Achieving this depth and breadth of collaboration can be a challenge, because commercial
functions in consumer goods companies tend to optimize their activities in isolation rather than jointly. The lack of cohesive strategy and a single source of truth creates friction that can keep the organization from identifying the clearest opportunities and homing in on them.

Imperative 3: Rebuild the existing infrastructure on AI-enabled tools. Consumers are changing faster than companies can understand with conventional means. Supporting a volume-led growth strategy requires enhanced customer centricity, de-averaged prices, tighter scrutiny of how promotions perform, and much faster review and response times. Manual processes that once supported periodic reviews and refreshes with incremental changes are now too slow, reactive, and incomplete to provide such support.

An infrastructure rebuilt on AI and GenAI tools is essential for next-generation RGM, because those tools can enable the team to track subtle signals from the market and identify opportunities automatically in real time. Specifically, a dynamic and automated “always on” RGM system—integrated with other functions and attuned to detect signals of even slight shifts in customer behavior—can read and react to size and prioritize growth opportunities.

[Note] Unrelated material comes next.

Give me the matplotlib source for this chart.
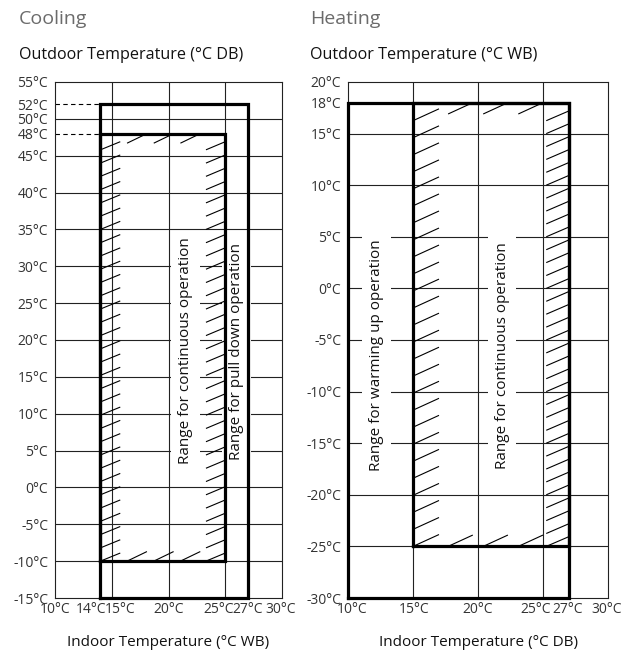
import matplotlib
matplotlib.use("Agg")
import matplotlib.pyplot as plt
from matplotlib.collections import LineCollection

plt.rcParams['font.family'] = ['Open Sans', 'DejaVu Sans']

# cooling chart values
cool_xticks = [10, 14, 15, 20, 25, 27, 30]
cool_xshift = [0, -7, 6, 0, -5, 0, -1]          # label nudges (points)
cool_yticks = [55, 52, 50, 48, 45, 40, 35, 30, 25, 20, 15, 10, 5, 0, -5, -10, -15]
cool_xgrid = [15, 20, 25]
cool_ygrid = [50, 45, 40, 35, 30, 25, 20, 15, 10, 5, 0, -5, -10]
cool_cont_x = [14, 25]
cool_cont_y = [-10, 48]
cool_pull_x = [14, 27]
cool_pull_y = [-15, 52]

# heating chart values
heat_xticks = [10, 15, 20, 25, 27, 30]
heat_xshift = [3, 1, 0, -5, -1, -1]
heat_yticks = [20, 18, 15, 10, 5, 0, -5, -10, -15, -20, -25, -30]
heat_xgrid = [15, 20, 25]
heat_ygrid = [15, 10, 5, 0, -5, -10, -15, -20, -25]
heat_cont_x = [15, 27]
heat_cont_y = [-25, 18]
heat_warm_x = [10, 27]
heat_warm_y = [-30, 18]

fig = plt.figure(figsize=(6.21, 6.60), dpi=100)
W, H = 621, 660
ax1 = fig.add_axes([55 / W, 1 - 598 / H, 227 / W, 516 / H])
ax2 = fig.add_axes([348 / W, 1 - 598 / H, 260 / W, 516 / H])


def rect(ax, xs, ys, lw=2.3):
    ax.plot([xs[0], xs[1], xs[1], xs[0], xs[0]],
            [ys[0], ys[0], ys[1], ys[1], ys[0]],
            color='black', lw=lw, zorder=4, solid_joinstyle='miter', clip_on=False)


def hatch(ax, xs, ys, left, right, rows):
    # left/right/rows = (dx, dy, step)
    x0, x1 = xs
    y0, y1 = ys
    segs = []
    dx, dy, st = left
    y = y0
    while y + dy <= y1 + 1e-6:
        segs.append([(x0, y), (x0 + dx, y + dy)])
        y += st
    dx, dy, st = right
    y = y0
    while y + dy <= y1 + 1e-6:
        segs.append([(x1 - dx, y), (x1, y + dy)])
        y += st
    dx, dy, st = rows
    x = x0 + st
    while x + dx < x1 - left[0] * 0.5:
        segs.append([(x, y0), (x + dx, y0 + dy)])
        segs.append([(x, y1 - dy), (x + dx, y1)])
        x += st
    ax.add_collection(LineCollection(segs, colors='black', linewidths=0.8, zorder=3))


def frame(ax, xlim, ylim, xticks, xshift, yticks, xgrid, ygrid, xlabel):
    ax.set_xlim(*xlim)
    ax.set_ylim(*ylim)
    for g in xgrid:
        ax.axvline(g, color='#222222', lw=0.8, zorder=1)
    for g in ygrid:
        ax.axhline(g, color='#222222', lw=0.8, zorder=1)
    for s in ax.spines.values():
        s.set_linewidth(0.8)
        s.set_color('#222222')
    ax.set_yticks(yticks)
    ax.set_yticklabels([f'{v}°C' for v in yticks], fontsize=10, color='#333333')
    ax.tick_params(axis='y', length=0, pad=5)
    ax.set_xticks([])
    for v, sh in zip(xticks, xshift):
        ax.annotate(f'{v}°C', xy=(v, 0), xycoords=ax.get_xaxis_transform(),
                    xytext=(sh, -3), textcoords='offset points',
                    ha='center', va='top', fontsize=10, color='#333333')
    ax.annotate(xlabel, xy=(0.5, 0), xycoords='axes fraction',
                xytext=(0, -27), textcoords='offset points',
                ha='center', va='top', fontsize=11, color='#111111')


frame(ax1, (10, 30), (-15, 55), cool_xticks, cool_xshift, cool_yticks,
      cool_xgrid, cool_ygrid, 'Indoor Temperature (°C WB)')
frame(ax2, (10, 30), (-30, 20), heat_xticks, heat_xshift, heat_yticks,
      heat_xgrid, heat_ygrid, 'Indoor Temperature (°C DB)')

# cooling regions
rect(ax1, cool_pull_x, cool_pull_y)
rect(ax1, cool_cont_x, cool_cont_y)
hatch(ax1, cool_cont_x, cool_cont_y, (1.75, 1.1, 1.8), (1.7, 1.1, 1.8), (1.75, 1.3, 2.35))
for yv in (cool_pull_y[1], cool_cont_y[1]):
    ax1.plot([10, cool_pull_x[0]], [yv, yv], color='black', lw=0.8, ls=(0, (4, 3)), zorder=2)
box = dict(facecolor='white', edgecolor='none', pad=5)
ax1.text(21.5, 18.5, 'Range for continuous operation', rotation=90, ha='center', va='center',
         fontsize=11, color='#111111', bbox=box, zorder=2)
ax1.text(26.0, 18.5, 'Range for pull down operation', rotation=90, ha='center', va='center',
         fontsize=11, color='#111111', bbox=box, zorder=2)

# heating regions
rect(ax2, heat_warm_x, heat_warm_y)
rect(ax2, heat_cont_x, heat_cont_y)
hatch(ax2, heat_cont_x, heat_cont_y, (2.0, 1.15, 1.65), (1.75, 0.95, 1.25), (1.9, 1.1, 2.7))
ax2.text(12.2, -6.5, 'Range for warming up operation', rotation=90, ha='center', va='center',
         fontsize=11, color='#111111', bbox=box, zorder=2)
ax2.text(21.85, -6.5, 'Range for continuous operation', rotation=90, ha='center', va='center',
         fontsize=11, color='#111111', bbox=box, zorder=2)

# headings
fig.text(19 / W, 1 - 24 / H, 'Cooling', fontsize=14, color='#6b6b6b', va='baseline')
fig.text(310 / W, 1 - 24 / H, 'Heating', fontsize=14, color='#6b6b6b', va='baseline')
fig.text(19 / W, 1 - 59 / H, 'Outdoor Temperature (°C DB)', fontsize=11.6, color='#111111', va='baseline')
fig.text(310 / W, 1 - 59 / H, 'Outdoor Temperature (°C WB)', fontsize=11.6, color='#111111', va='baseline')

fig.savefig('out.png', dpi=100, facecolor='white')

This lets companies refresh or adjust sales, marketing, and promotional tactics on a moment’s notice to seize new opportunities or move away from ones that no longer require the same level of resource commitment. These systems leapfrog previous best-in-class tactics and can help organizations gain confidence in the implementation of the volume-led growth strategy.

The reduced manual effort allows the RGM function to focus on strategic decisions rather than data wrangling. AI-based processes and advanced analytical tools will empower team members rather than replace them, because alignment and coordination remain paramount. Having the right pack size and price is no longer enough. Success depends on having a cohesive promotion strategy, marketing approach, and sales enablement. The organization will be identifying value, making informed tradeoffs, and investing its resources effectively and efficiently.

Having the right pack size and price is no longer enough. Success depends on having a cohesive promotion strategy, marketing approach, and sales enablement.

The three imperatives apply to a volume-led growth strategy that current underlying market shifts require. But ultimately, the rebuilding prepares an organization to implement any growth strategy by keeping value, capabilities, and AI tools strong, balanced, and in harmony through RGM orchestration.


By committing to RGM excellence at scale, consumer goods companies can hardwire the tools and the habits that will allow them to meet short-term growth expectations and also prepare to apply the “growth algorithm” in any way that will best serve the organization in the future. When consumer sentiment improves and people start to spend more, the bias may shift back to price increases and premiumization instead of volume growth. In the meantime, companies have an opportunity to redirect their resources to win over price-sensitive consumers, build an integrated organization around customer centricity, and retool to move away from legacy approaches.